The Lawrence-Douglas County League of Women Voters has embraced all of the national organization's health care reform platform, a local league official said today.
"Our position is pretty much right in tune with what came out nationally," said Jeanne Cook, chair of the chapter's health care panel.
The League of Woman Voters of the United States called for stringent cost control measures in the health care industry, universal access to health care and a standard definition of basic care for all U.S. residents.
"We definitely felt everyone should have some health care," Cook said. "We also felt strongly that there had to be a reduction in administrative costs."
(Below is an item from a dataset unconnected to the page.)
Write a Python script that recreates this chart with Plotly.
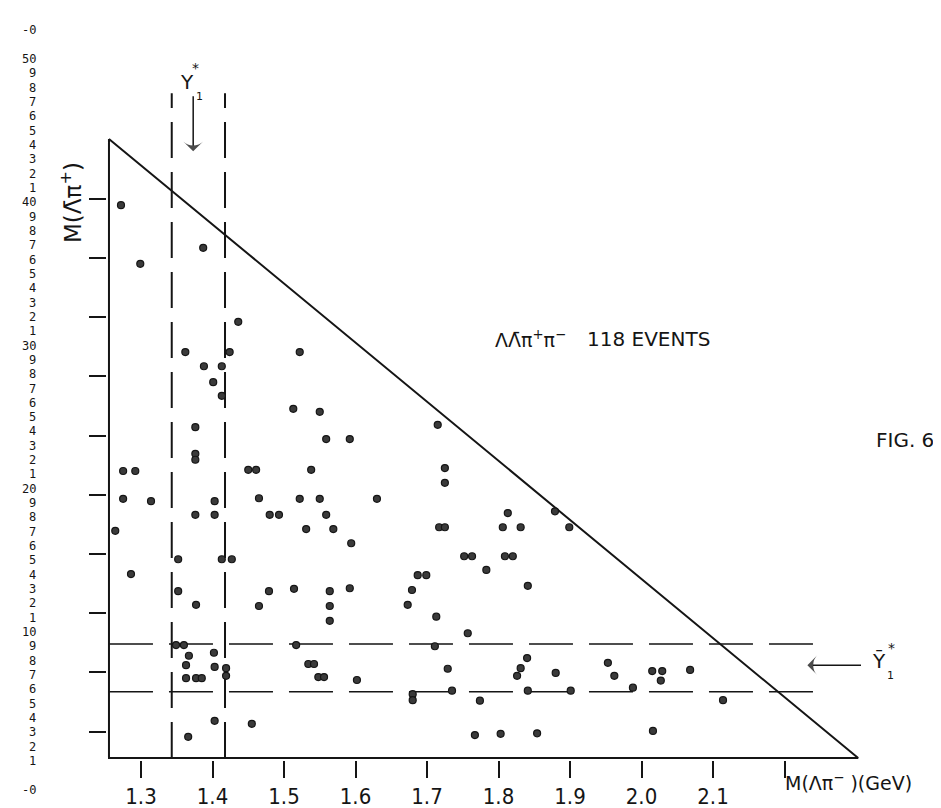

HIGHLIGHTS of the national organization's conclusions reached in consultation with 820 chapters are:
99 percent of participating chapters said a minimum basic level of care should be available to all Americans regardless of their ability to pay.
96 percent said efficient and economical delivery of care should be a high priority.
96 percent believed excessive administrative costs must be curtailed.
"For millions of Americans, health care is too expensive or unavailable," Susan Lederman, president of the U.S. league, said in a statement. "We can no longer manage with our makeshift system. It fails too many Americans. It is time for Congress to vote for fundamental reform."
THE U.S. league's position paper marked completion of the first phase of a two-year study on the delivery and financing of health care.
The second phase, scheduled for completion in 1993, will establish the league's position on health care financing.
"Financing will be the hard part," Cook said.
Cook said the local chapter endorsed a call for independent review of treatments to control costs and reduce unnecessary care.
The local unit opposed a platform plank that stated consumers should pay deductibles and copayments to cut overall health care costs, she said.
"We need malpractice insurance reform, rather than malpractice insurance," she said. "Many of the locals blame insurance companies for driving up the cost of health insurance."
Cook said local league members also were uncertain about proposals for implementing managed care plans.
LEAGUE MEMBERS will lobby the Legislature and Congress in support of the national platform, said Nancy Shontz, spokeswoman for the local chapter.
Shontz said a local unit was only obligated to lobby for portions of the platform that the unit endorsed.
"It's not like a national government dictating what the position is going to be," she said. "It's the reverse."
Individual league members can take positions independent of the national consensus, Shontz said.